→ Exercise directions
Gather the lines below that include the string "this", copying each in full.
* BEGIN Data provided *
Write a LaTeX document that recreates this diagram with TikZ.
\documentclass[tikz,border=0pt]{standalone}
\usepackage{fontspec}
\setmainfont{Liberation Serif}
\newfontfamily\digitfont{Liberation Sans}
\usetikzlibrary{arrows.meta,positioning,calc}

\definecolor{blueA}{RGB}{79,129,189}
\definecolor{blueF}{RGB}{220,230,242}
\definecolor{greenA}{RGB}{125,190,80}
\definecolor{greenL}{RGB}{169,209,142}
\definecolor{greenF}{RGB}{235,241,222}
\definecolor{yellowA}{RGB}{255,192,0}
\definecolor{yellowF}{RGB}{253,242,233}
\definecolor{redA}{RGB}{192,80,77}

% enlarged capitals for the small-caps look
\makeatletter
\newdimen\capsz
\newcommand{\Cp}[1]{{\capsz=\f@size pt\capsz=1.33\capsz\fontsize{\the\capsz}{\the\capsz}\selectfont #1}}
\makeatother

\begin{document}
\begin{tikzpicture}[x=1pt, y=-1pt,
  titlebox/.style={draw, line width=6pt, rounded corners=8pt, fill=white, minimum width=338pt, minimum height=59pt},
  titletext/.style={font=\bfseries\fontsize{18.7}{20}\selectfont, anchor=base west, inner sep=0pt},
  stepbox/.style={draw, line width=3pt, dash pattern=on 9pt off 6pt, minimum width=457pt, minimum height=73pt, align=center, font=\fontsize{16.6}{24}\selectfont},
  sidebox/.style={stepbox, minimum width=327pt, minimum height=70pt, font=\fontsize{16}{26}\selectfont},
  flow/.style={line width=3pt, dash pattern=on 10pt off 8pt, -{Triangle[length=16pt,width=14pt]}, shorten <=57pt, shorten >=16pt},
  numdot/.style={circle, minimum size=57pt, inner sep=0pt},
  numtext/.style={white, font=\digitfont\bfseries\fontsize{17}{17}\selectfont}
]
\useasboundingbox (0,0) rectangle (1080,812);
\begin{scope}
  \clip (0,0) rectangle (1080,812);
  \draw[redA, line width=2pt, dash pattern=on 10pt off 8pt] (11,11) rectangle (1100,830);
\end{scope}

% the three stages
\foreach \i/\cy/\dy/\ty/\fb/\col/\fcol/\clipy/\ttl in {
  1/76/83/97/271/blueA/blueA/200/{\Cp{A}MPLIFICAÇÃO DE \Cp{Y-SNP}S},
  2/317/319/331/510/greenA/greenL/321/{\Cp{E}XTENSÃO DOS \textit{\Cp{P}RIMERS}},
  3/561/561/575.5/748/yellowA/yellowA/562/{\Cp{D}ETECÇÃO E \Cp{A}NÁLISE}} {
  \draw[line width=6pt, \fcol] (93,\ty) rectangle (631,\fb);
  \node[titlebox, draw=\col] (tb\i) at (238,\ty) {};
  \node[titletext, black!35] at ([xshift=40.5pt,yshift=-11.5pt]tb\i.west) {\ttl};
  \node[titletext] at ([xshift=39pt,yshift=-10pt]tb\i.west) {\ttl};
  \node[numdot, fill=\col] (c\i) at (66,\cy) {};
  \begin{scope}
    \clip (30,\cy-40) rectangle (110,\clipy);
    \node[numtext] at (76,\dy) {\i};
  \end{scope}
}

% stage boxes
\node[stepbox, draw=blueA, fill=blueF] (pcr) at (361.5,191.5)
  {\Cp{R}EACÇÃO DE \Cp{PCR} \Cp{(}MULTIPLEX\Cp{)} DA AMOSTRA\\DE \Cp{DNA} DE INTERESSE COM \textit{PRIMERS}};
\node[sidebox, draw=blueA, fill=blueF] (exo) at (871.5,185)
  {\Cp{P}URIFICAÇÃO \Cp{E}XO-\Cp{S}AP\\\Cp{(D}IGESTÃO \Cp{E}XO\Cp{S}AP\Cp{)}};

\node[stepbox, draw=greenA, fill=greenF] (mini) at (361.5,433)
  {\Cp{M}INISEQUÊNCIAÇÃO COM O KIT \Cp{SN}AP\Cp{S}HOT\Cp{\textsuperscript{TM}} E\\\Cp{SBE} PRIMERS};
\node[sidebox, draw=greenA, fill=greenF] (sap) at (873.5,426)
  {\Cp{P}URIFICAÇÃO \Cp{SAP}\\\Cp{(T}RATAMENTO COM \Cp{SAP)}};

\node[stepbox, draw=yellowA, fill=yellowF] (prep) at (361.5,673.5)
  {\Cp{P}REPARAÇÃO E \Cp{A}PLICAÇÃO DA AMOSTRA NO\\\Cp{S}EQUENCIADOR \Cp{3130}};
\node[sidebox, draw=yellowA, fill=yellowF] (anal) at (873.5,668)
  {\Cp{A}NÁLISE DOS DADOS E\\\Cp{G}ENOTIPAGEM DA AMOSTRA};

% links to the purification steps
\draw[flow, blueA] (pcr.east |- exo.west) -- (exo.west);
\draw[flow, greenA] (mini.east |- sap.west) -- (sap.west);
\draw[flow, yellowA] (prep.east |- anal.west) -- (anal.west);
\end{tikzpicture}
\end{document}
* END Data provided *
* BEGIN Data provided *
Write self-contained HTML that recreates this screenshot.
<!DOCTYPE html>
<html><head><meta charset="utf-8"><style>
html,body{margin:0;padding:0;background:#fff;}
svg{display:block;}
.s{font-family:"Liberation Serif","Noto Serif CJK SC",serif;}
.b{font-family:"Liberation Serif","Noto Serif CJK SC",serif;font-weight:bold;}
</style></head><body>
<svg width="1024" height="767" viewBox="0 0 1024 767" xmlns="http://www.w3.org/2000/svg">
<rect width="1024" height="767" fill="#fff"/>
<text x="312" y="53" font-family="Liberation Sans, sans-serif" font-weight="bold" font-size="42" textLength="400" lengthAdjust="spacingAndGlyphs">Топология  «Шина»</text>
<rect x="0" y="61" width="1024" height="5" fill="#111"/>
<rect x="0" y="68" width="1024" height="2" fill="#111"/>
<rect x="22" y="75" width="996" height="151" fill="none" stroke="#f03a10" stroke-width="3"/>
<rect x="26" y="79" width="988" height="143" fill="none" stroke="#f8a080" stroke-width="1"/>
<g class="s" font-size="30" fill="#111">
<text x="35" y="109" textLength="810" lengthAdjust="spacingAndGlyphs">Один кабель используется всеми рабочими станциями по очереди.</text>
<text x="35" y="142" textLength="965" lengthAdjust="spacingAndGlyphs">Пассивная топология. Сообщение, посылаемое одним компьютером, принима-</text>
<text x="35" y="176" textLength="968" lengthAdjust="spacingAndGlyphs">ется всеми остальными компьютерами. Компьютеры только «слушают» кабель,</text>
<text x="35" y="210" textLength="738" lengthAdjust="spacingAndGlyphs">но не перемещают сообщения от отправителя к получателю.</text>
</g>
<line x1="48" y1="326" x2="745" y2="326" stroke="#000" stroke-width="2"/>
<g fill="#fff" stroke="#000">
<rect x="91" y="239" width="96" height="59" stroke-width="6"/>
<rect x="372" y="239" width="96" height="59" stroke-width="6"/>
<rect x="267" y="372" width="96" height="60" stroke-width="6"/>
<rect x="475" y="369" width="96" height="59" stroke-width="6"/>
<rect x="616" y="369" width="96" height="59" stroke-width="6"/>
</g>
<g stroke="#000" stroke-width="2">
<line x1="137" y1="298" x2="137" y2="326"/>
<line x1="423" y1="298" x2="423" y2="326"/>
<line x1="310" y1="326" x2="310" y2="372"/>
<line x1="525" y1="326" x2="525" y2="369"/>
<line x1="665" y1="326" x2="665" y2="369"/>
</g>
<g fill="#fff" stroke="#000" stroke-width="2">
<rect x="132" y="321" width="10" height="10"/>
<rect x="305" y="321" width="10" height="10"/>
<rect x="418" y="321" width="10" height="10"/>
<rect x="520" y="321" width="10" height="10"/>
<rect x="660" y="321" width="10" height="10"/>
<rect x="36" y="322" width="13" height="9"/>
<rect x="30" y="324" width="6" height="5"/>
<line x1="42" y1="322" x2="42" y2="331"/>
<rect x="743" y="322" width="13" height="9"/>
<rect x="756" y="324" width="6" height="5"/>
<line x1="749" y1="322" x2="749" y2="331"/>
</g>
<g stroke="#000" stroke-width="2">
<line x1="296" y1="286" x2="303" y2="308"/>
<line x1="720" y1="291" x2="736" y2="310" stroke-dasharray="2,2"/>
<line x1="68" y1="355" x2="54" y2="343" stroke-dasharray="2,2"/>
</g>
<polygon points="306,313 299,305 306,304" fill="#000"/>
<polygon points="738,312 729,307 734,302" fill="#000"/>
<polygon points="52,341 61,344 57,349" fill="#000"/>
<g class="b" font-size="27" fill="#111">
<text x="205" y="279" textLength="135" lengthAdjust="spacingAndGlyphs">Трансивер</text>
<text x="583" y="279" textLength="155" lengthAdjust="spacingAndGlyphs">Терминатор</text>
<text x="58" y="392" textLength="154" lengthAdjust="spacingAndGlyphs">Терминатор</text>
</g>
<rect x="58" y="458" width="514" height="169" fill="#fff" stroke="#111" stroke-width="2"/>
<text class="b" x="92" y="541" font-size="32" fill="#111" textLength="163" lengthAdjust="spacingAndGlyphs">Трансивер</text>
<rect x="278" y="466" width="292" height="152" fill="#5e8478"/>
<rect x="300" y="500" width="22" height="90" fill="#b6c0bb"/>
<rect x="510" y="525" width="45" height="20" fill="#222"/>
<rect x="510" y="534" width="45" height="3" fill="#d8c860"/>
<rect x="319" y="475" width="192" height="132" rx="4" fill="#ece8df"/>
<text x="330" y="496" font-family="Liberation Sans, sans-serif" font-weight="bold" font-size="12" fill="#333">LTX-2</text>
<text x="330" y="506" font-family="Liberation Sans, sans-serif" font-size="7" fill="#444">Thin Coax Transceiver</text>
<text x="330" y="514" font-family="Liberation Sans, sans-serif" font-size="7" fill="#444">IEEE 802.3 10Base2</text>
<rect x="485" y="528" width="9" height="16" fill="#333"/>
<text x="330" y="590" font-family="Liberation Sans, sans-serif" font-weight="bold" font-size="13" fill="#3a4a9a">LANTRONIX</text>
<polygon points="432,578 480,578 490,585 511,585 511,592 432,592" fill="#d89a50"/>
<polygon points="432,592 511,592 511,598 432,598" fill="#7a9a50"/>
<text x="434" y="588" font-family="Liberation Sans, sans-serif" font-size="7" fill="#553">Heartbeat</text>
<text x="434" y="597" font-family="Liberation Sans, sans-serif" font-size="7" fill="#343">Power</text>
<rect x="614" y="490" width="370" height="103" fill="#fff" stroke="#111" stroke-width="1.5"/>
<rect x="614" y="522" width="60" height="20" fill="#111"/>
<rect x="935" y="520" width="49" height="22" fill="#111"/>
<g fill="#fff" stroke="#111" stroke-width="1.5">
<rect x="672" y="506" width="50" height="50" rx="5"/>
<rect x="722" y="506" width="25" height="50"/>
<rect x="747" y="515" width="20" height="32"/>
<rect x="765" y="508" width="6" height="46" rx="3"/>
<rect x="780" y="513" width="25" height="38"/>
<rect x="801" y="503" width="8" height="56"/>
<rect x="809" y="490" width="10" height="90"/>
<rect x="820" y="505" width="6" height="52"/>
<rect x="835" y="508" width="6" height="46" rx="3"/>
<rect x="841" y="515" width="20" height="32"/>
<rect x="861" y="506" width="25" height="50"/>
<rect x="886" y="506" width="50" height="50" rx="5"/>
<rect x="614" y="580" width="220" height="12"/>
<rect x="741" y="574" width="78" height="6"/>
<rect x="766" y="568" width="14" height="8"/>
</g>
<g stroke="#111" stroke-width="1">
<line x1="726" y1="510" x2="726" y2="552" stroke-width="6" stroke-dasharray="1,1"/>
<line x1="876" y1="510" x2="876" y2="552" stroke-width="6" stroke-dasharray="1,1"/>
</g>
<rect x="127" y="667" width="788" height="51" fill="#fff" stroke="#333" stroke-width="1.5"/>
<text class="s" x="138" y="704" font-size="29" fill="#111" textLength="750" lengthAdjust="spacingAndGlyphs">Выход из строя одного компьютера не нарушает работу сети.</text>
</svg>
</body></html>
* END Data provided *
→ Exercise result
Write a LaTeX document that recreates this diagram with TikZ.
Write self-contained HTML that recreates this screenshot.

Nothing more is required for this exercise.